« Bonjour ! Je vous propose de faire un point sur votre situation financière. » Qui n'a pas reçu un jour ce type d'appel de son banquier ? De quoi susciter des réactions diverses : l'inquiétude en cas de difficultés ; l'agacement, quand ses finances sont stables ; l'intérêt, lorsque l'on porte un projet d'épargne ou de crédit. Dans tous les cas, on a tendance à accepter.

Or malgré l'idée reçue, les sollicitations ne sont pas des « convocations », annonce Meriem Jammali, présidente de l'association de consommateurs « SOS Litiges Banques et Assurances ». « Voir son banquier n'a rien d'obligatoire ! Ce sont des rendez-vous de courtoisie. » Mais s'il c'est difficile de dire non, c'est que le professionnel a accès à une part de notre intimité : les secrets de nos finances. « C'est une situation particulière, asymétrique », analyse Corinne Lamoussière-Pouvreau, juriste spécialisée banque/argent à l'Institut national de la Consommation (INC).

En théorie, la collaboration devrait être « équilibrée et équitable », reprend Meriem Jammali. Le rôle du banquier est d'« orienter le client, sans l'influencer ni prendre des décisions à sa place ». Toutefois, sa position n'est pas neutre, signale la juriste de l'INC. « Il est là pour conseiller, mais il ne faut pas oublier que cela reste un commercial. » Dont les objectifs et la rémunération dépendent en partie de ses ventes.

Pourtant, la présidente de « SOS Litiges Banques et Assurances » assène un principe fondamental : « le conseiller est simplement un gestionnaire de votre compte et votre argent. Il n'est pas supérieur au client. » Et malheureusement, « c'est là où cela coince parfois. Il peut agir comme s'il avait un pouvoir divin sur la vie financière. Certains se permettent de juger, de donner des leçons de morale. Cela ne doit pas se passer ainsi ! »

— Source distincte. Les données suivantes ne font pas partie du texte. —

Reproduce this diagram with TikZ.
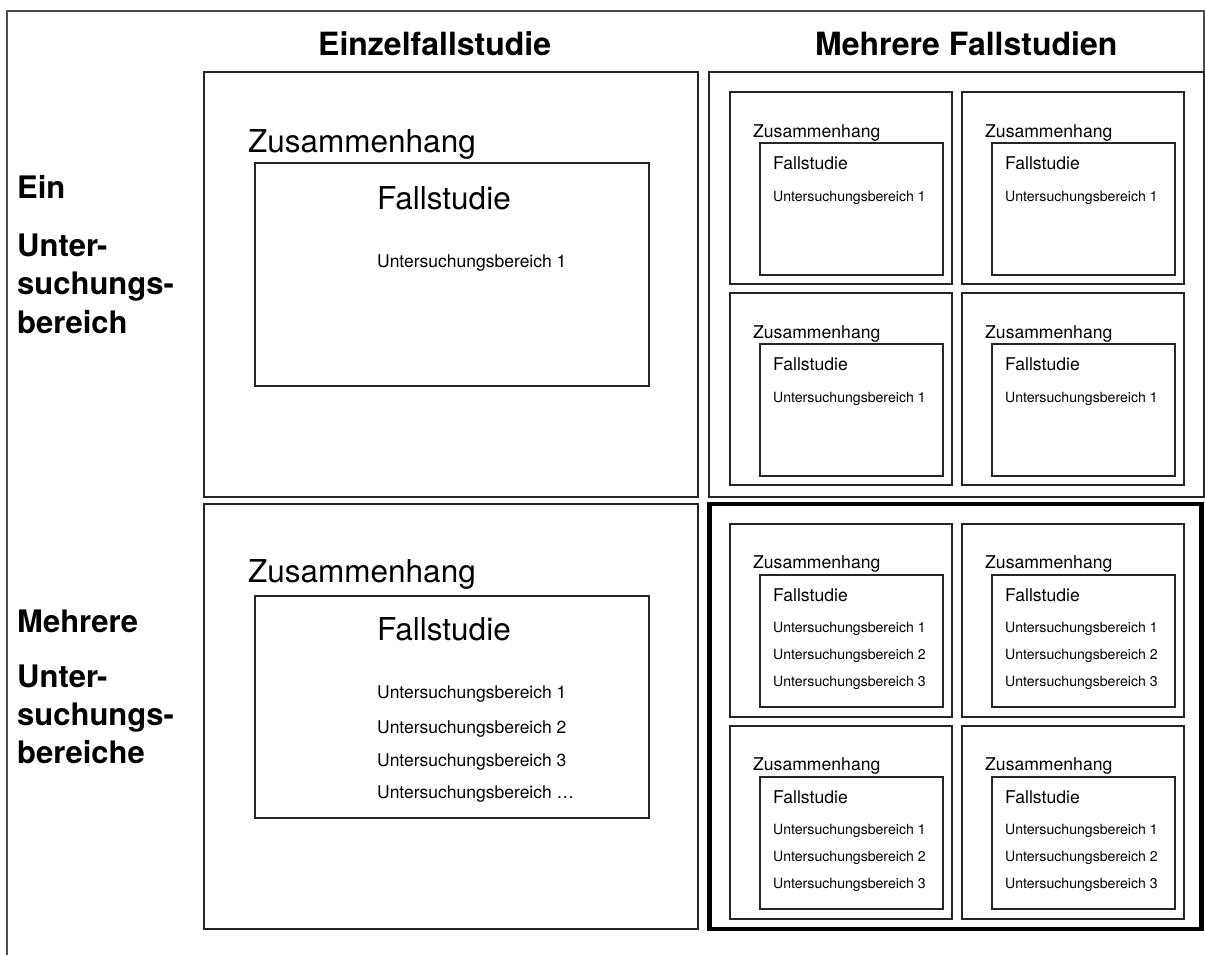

Malgré tout, ce n'est pas toujours facile d'équilibrer les choses. « Cela dépend du facteur humain, glisse Corinne Lamoussière-Pouvreau. Il y a des gens plus à l'écoute que d'autres. »

Selon elle, l'enjeu est d'en faire « un allié ». En se montrant sincère, puisque la banque a toutes les informations sur nous. Mais en n'oubliant pas que le « pouvoir » est en fait partagé. Comment établir un lien constructif et trouver un langage commun ? Dans plusieurs cas de figure, voici des conseils pour bien se préparer.

Cas 1 : En cas de difficultés financières.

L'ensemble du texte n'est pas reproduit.